November 2022, Vol. 249, No. 11

Editor's Notebook

Editor’s Notebook: Sabotage at the Highest Level?

By Michael Reed, Editor-in-Chief

(P&GJ) — Amid the finger-pointing and alternative conclusions that come with just about everything involving the energy sector these days, one hard fact has emerged concerning the Nord Stream: Someone deliberately blew four holes in its pipelines during a three-day period.

Only hours after a fourth leak was discovered in the pipelines, even the usually reserved North Atlantic Treaty Organization (NATO) Alliance went as far as to call what had happened a “deliberate, reckless and irresponsible acts of sabotage.” 

Going considerably further, Poland’s deputy foreign minister, Marcin Przydacz, was quoted by The Guardian as saying, “Sadly, our eastern partner [Russia] is constantly pursuing an aggressive political course.” He added, “If it is capable of an aggressive military course in Ukraine, then it’s apparent that acts of provocations in western Europe also cannot be ruled out.” 

Russia, not surprisingly, blamed the United States, adding that President Joe Biden was “obliged” to say the U.S. was not involved or, I suppose, fess up. 

“It’s very difficult to imagine that such a terrorist act could happen without the involvement of a state,” Kremlin spokesman Dmitry Peskov told the Moscow Times. He added that getting to the bottom of what happened “required the cooperation of several countries” but complained of an “acute shortage of communications and unwillingness of many countries to contact” Russia. (I wonder why that is, Dimitry. Fear of a missile attack, maybe?) 

For the record, Moscow and Washington, D.C., both later denied involvement, and on the surface an attack by Russia on its own $15 billion worth of infrastructure seems insane, but then insanity seems to be the rule rather than the exception where global politics has been concerned lately.  

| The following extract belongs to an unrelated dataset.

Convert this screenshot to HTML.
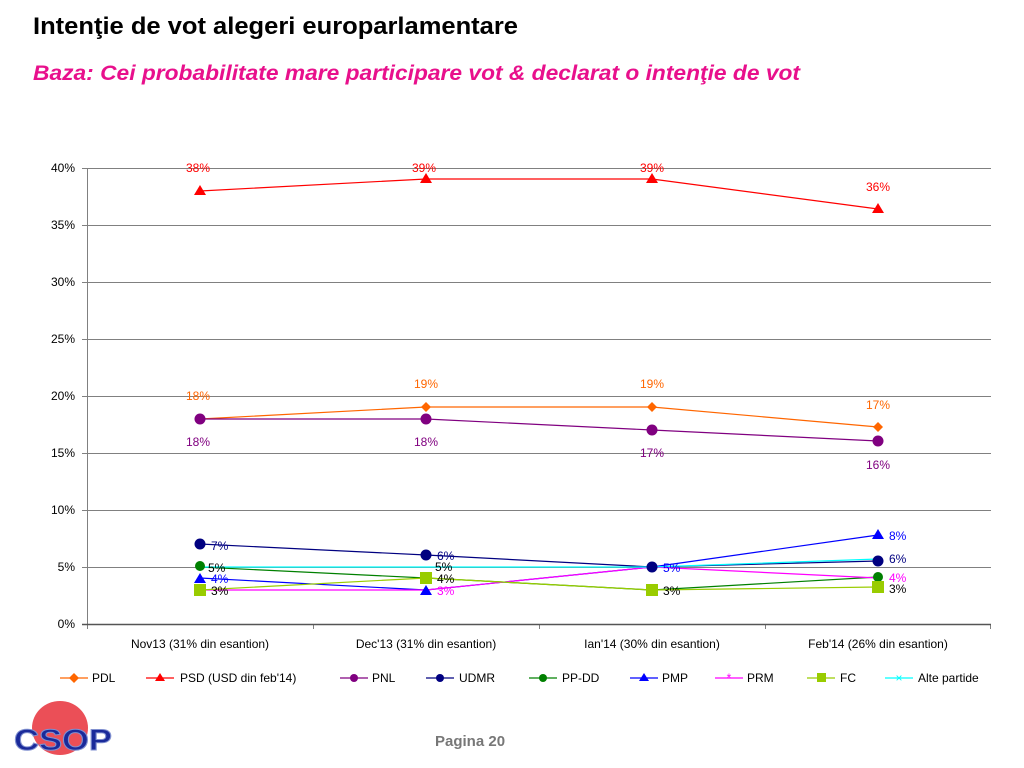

At any rate, it is fortunate that neither of the system’s two pipelines was in operation when the explosions took place. Nord Stream 1 had been running at only 20% capacity since July and discontinued its service entirely in late August, with operators saying international sanctions against Russia made maintenance impossible. 

Nord Stream 2, as you know, never became operational due to Germany’s decision not to certify its completion last year. The project was halted only days before Russia invaded Ukraine. 

With no gas being shipped from either pipeline, German officials were quick to assure citizens that the damage to the two pipelines will not affect the nation’s plans to fill gas storage tanks for the winter. 

The two Nord Stream pipelines rest on the bottom of the Baltic Sea, where two leaks occurred in each pipe: one each within Swedish waters and the other two in Danish waters.  

The first explosion happened on Sept. 27, southeast of the Danish Island of Bornholm, and was followed by a more powerful blast northeast of that location, which recorded a 2.3 reading on the Richter scale, according to seismologists. 

While the damage appears to be repairable, experts say mending it will be more difficult now that the gas has escaped, because both have filled with seawater and begun to corrode. (The steel pipelines have walls of 1.6 inches [4.1 cm] and are coated with steel-reinforced concrete). 

While there has been much speculation on how the explosions occurred, the use of submarines or underwater robots, barring a multi-agency conspiracy, seems unlikely, because such activity would have been detected in the Baltic, where the pipe is at an average depth of 295 feet (90 meters). 

The use of mines, dropped from passing vessels, then detonated remotely is also being investigated, according to one P&GJ source, thought that, too, would have been difficult to manage without being detected. 

Regardless of how the Nord Stream explosions were achieved and by whom, the biggest takeaway should be that preparation for attacks on undersea infrastructure will be essential going forward.  

That will be easier said than done, I know, but the necessary cooperation between nations and international organizations to achieve this could go beyond protecting assets and actually deter rogue actors.